Despite its controversies and its downfall, the Synanon program is credited with helping some people with their addictions. For example, Synanon was credited with the recovery the heroin-addicted jazz musicians Frank Rehak, Arnold Ross, Joe Pass, and Art Pepper (Pepper discussed his Synanon experiences at length in his autobiography Straight Life), and the actor Matthew Beard. In 1962, Pass formed a band composed of Synanon patients who recorded an album titled Sounds of Synanon. The Synanon organization was praised by the motivational speaker Florrie Fisher in her speeches to high school students, and she credited Synanon with curing her of her heroin addiction. Synanon also inspired the creation of successful programs such as the Delancey Street Foundation, co-founded by John Maher, a former Synanon member. Many former members[who?] still value what they see as the positive aspects of Synanon, primarily its strong sense of community, and remain in close contact, in person or through on-line chat groups, and have gone into business together.
A branch of Synanon that was founded in Germany in 1971 is still in operation.
The 1965 Columbia Pictures movie Synanon, directed by Richard Quine, was set at (and filmed in) Synanon; it starred Edmond O'Brien as Chuck Dederich, as well as Chuck Connors, Stella Stevens, Richard Conte, and Eartha Kitt.
Mannix_(season_1) episode 22 depicts Synanon members involved with a fictitious 1945 Daily Clarion bombing that killed 14 men.
Synanon is referred to in Bob Dylan's song "Lenny Bruce", from his album Shot of Love (Bruce "never made it to Synanon"). It is also referred to in the song "Opening Doors" from Stephen Sondheim's musical Merrily We Roll Along, which mentions it as a hypothetical song title in a satirical revue of the 1960s.
Synanon is mentioned in Joan Didion's 1979 essay The White Album. Philip K. Dick makes several references to Synanon in his 1977 novel A Scanner Darkly and 1981 novel VALIS.
Deborah Swisher, a former Synanon member, recounts her experiences growing up in several Synanon communes in her one-woman show Hundreds of Sisters and One Big Brother.
Hollywood Park: A Memoir, by Mikel Jollett (founder of The Airborne Toxic Event) was published in May 2020 and describes Jollett's life in, and escape from Synanon.

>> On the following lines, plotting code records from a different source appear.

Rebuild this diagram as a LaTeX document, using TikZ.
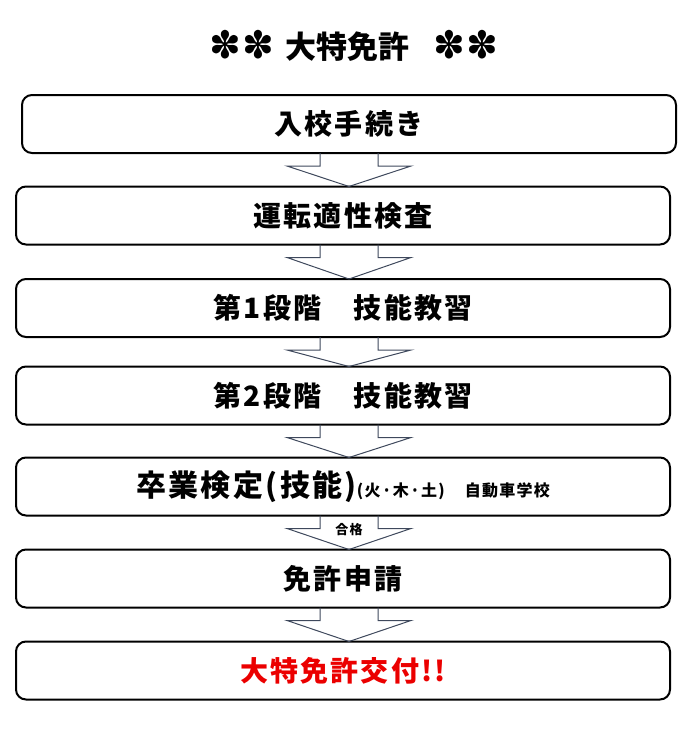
\documentclass[tikz,border=0pt]{standalone}
\usepackage{fontspec}
\usepackage{xcolor}
\usetikzlibrary{positioning}
\setmainfont{Noto Sans CJK JP}
\newfontfamily\jpfont{Noto Sans CJK JP}[LetterSpace=8]
\newfontfamily\starfont{DejaVu Sans}
\definecolor{arrowslate}{RGB}{62,72,92}
\definecolor{issuered}{RGB}{235,0,0}

% block arrow from one step to the next, on the common axis
\newcommand{\flowarrow}[2]{%
  \draw[blockarrow] (axis |- #1.south) ++(-29pt,0) -- ++(0,-13pt) -- ++(-33pt,0) -- (axis |- #2.north);
  \draw[blockarrow] (axis |- #1.south) ++(29pt,0) -- ++(0,-13pt) -- ++(33pt,0) -- (axis |- #2.north);}
\newcommand{\titlestars}{{\normalfont\starfont\fontsize{38pt}{40pt}\selectfont ✽\kern1pt✽}}

\begin{document}
\begin{tikzpicture}[
                stepbox/.style={rectangle, rounded corners=10pt, draw=black, line width=2pt, outer sep=0pt, inner sep=0pt, minimum width=654pt, minimum height=58pt, font=\jpfont\bfseries\fontsize{28pt}{30pt}\selectfont},
                blockarrow/.style={draw=arrowslate, line width=1pt, line join=miter},
                passlabel/.style={inner sep=0pt, font=\jpfont\bfseries\fontsize{13pt}{14pt}\selectfont},
            ]
            \useasboundingbox (0,0) rectangle (700pt,-729pt);
            \node (title) at (354pt,-46pt) {\bfseries\fontsize{31pt}{33pt}\selectfont\titlestars\hspace{11pt}大特免許\hspace{24pt}\titlestars};

            \node[stepbox]  (enroll)   at (349pt,-124pt)                   {入校手続き};
            \coordinate     (axis)     at (enroll.south);
            \node[stepbox]  (aptitude) [below = 33.5pt of enroll, xshift=-6pt] {運転適性検査};
            \node[stepbox]  (stage1)   [below = 34.5pt of aptitude]        {第1段階　技能教習};
            \node[stepbox]  (stage2)   [below = 29.5pt of stage1]          {第2段階　技能教習};
            \node[stepbox]  (exam)     [below = 33pt of stage2]            {{\fontsize{30pt}{32pt}\selectfont 卒業検定(技能)}{\fontsize{16pt}{18pt}\selectfont (火·木·土)}\hspace{20pt}{\fontsize{16pt}{18pt}\selectfont 自動車学校}};
            \node[stepbox]  (apply)    [below = 34pt of exam]              {免許申請};
            \node[stepbox, text=issuered] (issue) [below = 34pt of apply]  {大特免許交付!!};
            \node[passlabel] (pass)    at ([yshift=-14pt]axis |- exam.south) {合格};

            \flowarrow{enroll}{aptitude}
            \flowarrow{aptitude}{stage1}
            \flowarrow{stage1}{stage2}
            \flowarrow{stage2}{exam}
            \flowarrow{exam}{apply}
            \flowarrow{apply}{issue}
        \end{tikzpicture}
\end{document}
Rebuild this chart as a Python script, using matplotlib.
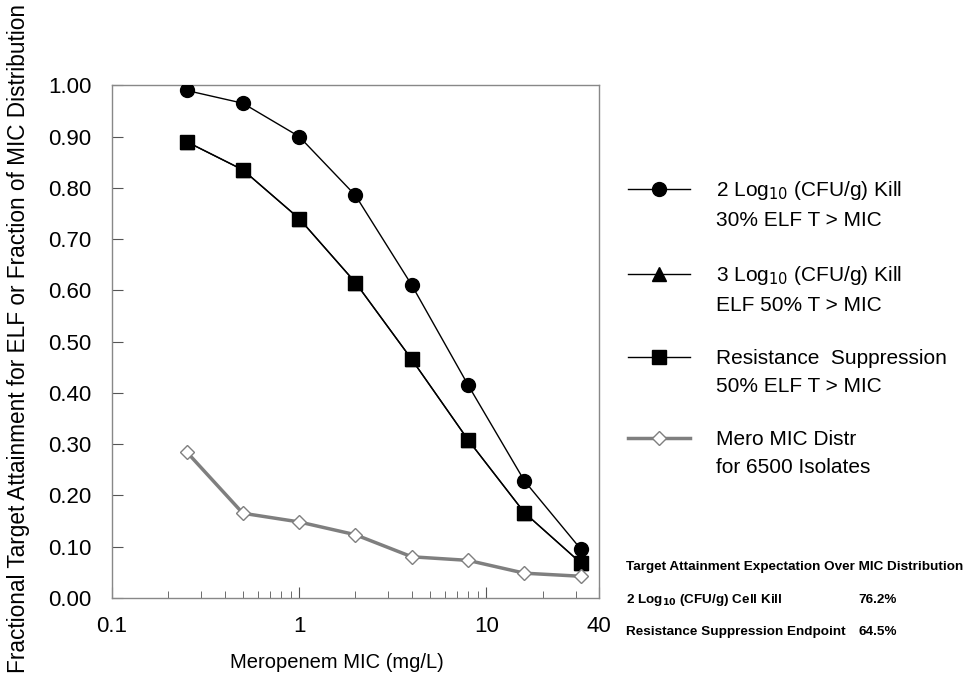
import matplotlib
matplotlib.use("Agg")
import matplotlib.pyplot as plt
from matplotlib.ticker import FixedLocator, NullFormatter

plt.rcParams['font.family'] = ['Liberation Sans', 'DejaVu Sans']

# MIC values (mg/L)
mic = [0.25, 0.5, 1, 2, 4, 8, 16, 32]

# fractional target attainment
kill2 = [0.99, 0.965, 0.90, 0.785, 0.61, 0.415, 0.228, 0.095]
kill3 = [0.89, 0.835, 0.74, 0.615, 0.465, 0.308, 0.166, 0.068]
resist = [0.89, 0.835, 0.74, 0.615, 0.465, 0.308, 0.166, 0.068]
mic_distr = [0.285, 0.165, 0.148, 0.123, 0.080, 0.073, 0.048, 0.042]

yticks = [0.0, 0.1, 0.2, 0.3, 0.4, 0.5, 0.6, 0.7, 0.8, 0.9, 1.0]
xticks = [0.1, 1, 10, 40]
xticklabels = ['0.1', '1', '10', '40']
xminor = [0.2, 0.3, 0.4, 0.5, 0.6, 0.7, 0.8, 0.9,
          2, 3, 4, 5, 6, 7, 8, 9, 20, 30]

leg_first = ['2 Log$_{10}$ (CFU/g) Kill',
             '3 Log$_{10}$ (CFU/g) Kill',
             'Resistance  Suppression', 'Mero MIC Distr']
leg_second = ['30% ELF T > MIC', 'ELF 50% T > MIC',
              '50% ELF T > MIC', 'for 6500 Isolates']

fig = plt.figure(figsize=(9.66, 6.77), dpi=100)
ax = fig.add_axes([0.116, 0.117, 0.504, 0.757])

l2, = ax.plot(mic, kill2, color='black', lw=1, marker='o', ms=10, zorder=3)
l3, = ax.plot(mic, kill3, color='black', lw=1, marker='^', ms=10, zorder=2)
lr, = ax.plot(mic, resist, color='black', lw=1, marker='s', ms=10, zorder=3)
lm, = ax.plot(mic, mic_distr, color='#7f7f7f', lw=2.5, marker='D', ms=7,
              mfc='white', mec='#7f7f7f', mew=1, zorder=3)

ax.set_xscale('log')
ax.set_xlim(0.1, 40)
ax.set_ylim(0, 1.0)
ax.set_xticks(xticks)
ax.set_xticklabels(xticklabels)
ax.xaxis.set_minor_locator(FixedLocator(xminor))
ax.xaxis.set_minor_formatter(NullFormatter())
ax.set_yticks(yticks)
ax.set_yticklabels(['%.2f' % v for v in yticks])
ax.tick_params(axis='both', which='major', direction='in', length=8,
               labelsize=16, color='#555555')
ax.tick_params(axis='y', which='major', pad=15)
ax.tick_params(axis='x', which='major', pad=13)
ax.tick_params(axis='x', which='minor', direction='in', length=5,
               color='#555555')
for s in ax.spines.values():
    s.set_color('#888888')
    s.set_linewidth(1)

ax.set_xlabel('Meropenem MIC (mg/L)', fontsize=14.5)
ax.xaxis.set_label_coords(0.462, -0.107)
fig.text(0.019, 0.5, 'Fractional Target Attainment for ELF or Fraction of MIC Distribution',
         rotation=90, fontsize=16.3, ha='center', va='center')

leg = fig.legend(handles=[l2, l3, lr, lm], labels=leg_first, loc='upper left',
                 bbox_to_anchor=(0.650, 0.735), frameon=False, fontsize=15,
                 handlelength=2.97, labelspacing=2.97, handletextpad=1.25,
                 borderpad=0, borderaxespad=0)

# second line of each legend entry, placed under the first
fig.canvas.draw()
inv = fig.transFigure.inverted()
for t, s in zip(leg.get_texts(), leg_second):
    bb = t.get_window_extent()
    x0, y0 = inv.transform((bb.x0, bb.y0 - 24))
    fig.text(x0, y0, s, fontsize=15, va='baseline')

fig.text(0.648, 0.1625, 'Target Attainment Expectation Over MIC Distribution',
         fontsize=9.7, fontweight='bold', va='center')
fig.text(0.648, 0.1137, '2 Log$_{\\mathbf{10}}$ (CFU/g) Cell Kill',
         fontsize=9.7, fontweight='bold', va='center')
fig.text(0.889, 0.1137, '76.2%', fontsize=9.7, fontweight='bold', va='center')
fig.text(0.648, 0.0665, 'Resistance Suppression Endpoint', fontsize=9.7,
         fontweight='bold', va='center')
fig.text(0.889, 0.0665, '64.5%', fontsize=9.7, fontweight='bold', va='center')

fig.savefig('out.png', dpi=100)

Daniel Gumbiner refers to this cult in his National Book Award-longlisted The Boatbuilder. The main character discusses a drug rehabilitation cult "The Church of Niebor," which is based on Synanon.
The group is featured in the 2021 book Cultish: The Language of Fanaticism by American linguist Amanda Montell. Montell's father was a member as a child and spoke freely to Amanda about his experience in Synanon.